Coatings, Currents, and Catastrophe: Investigating Premature Failure in Underground Line Pipe
This work presents a detailed failure investigation of a 6‑inch API 5L Grade X42 refined‑product pipeline that leaked after only one year of service. Although the pipe met all mechanical, chemical, and dimensional requirements, the failed segment was installed in a shared utility corridor adjacent to both a high voltage AC transmission line and a DC substation; an environment highly susceptible to stray current interference and coating stressors. The purpose of the analysis was to identify the dominant corrosion mechanisms responsible for the through‑wall defects and assess contributing environmental, material, and application factors.
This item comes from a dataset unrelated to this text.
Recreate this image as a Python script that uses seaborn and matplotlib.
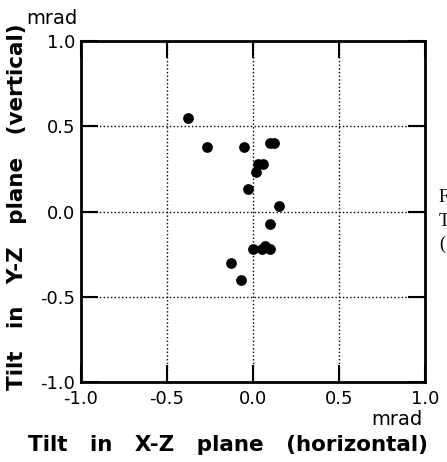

A comprehensive evaluation was carried out using visual inspection, metallography, mechanical testing, SEM/EDS, XRD, soil characterization, coating analysis, and holiday testing. The pipe sections exhibited significant external corrosion and coating anomalies, including disbondment, blistering, and inconsistent coating thickness, with multiple locations falling below the manufacturer’s minimum 20‑mil requirement. Corrosion products consisted primarily of chlorine‑rich iron and magnesium oxyhydroxides, consistent with chloride‑bearing soils observed during testing. Metallographic examination revealed mixed corrosion modes: uniform and secondary pitting indicative of AC‑assisted corrosion, localized deep pits characteristic of DC stray‑current effects, and widespread under‑deposit corrosion triggered by chloride concentration beneath compromised coating regions.
The investigation concludes that the leak resulted from the combined impact of inadequate field‑applied coating performance, corrosive soil chemistry, and complex AC/DC stray‑current interactions and not from material defects. These findings underscore the importance of improved coating QA/QC, rigorous surface preparation, and ongoing CP monitoring; particularly in multi‑operator utility corridors where stray‑current interactions are likely. The study provides actionable insights for operators managing pipelines in electrically complex environments and highlights mitigation strategies, including enhanced coating practices and strategically deployed sacrificial anodes, to prevent similar failures.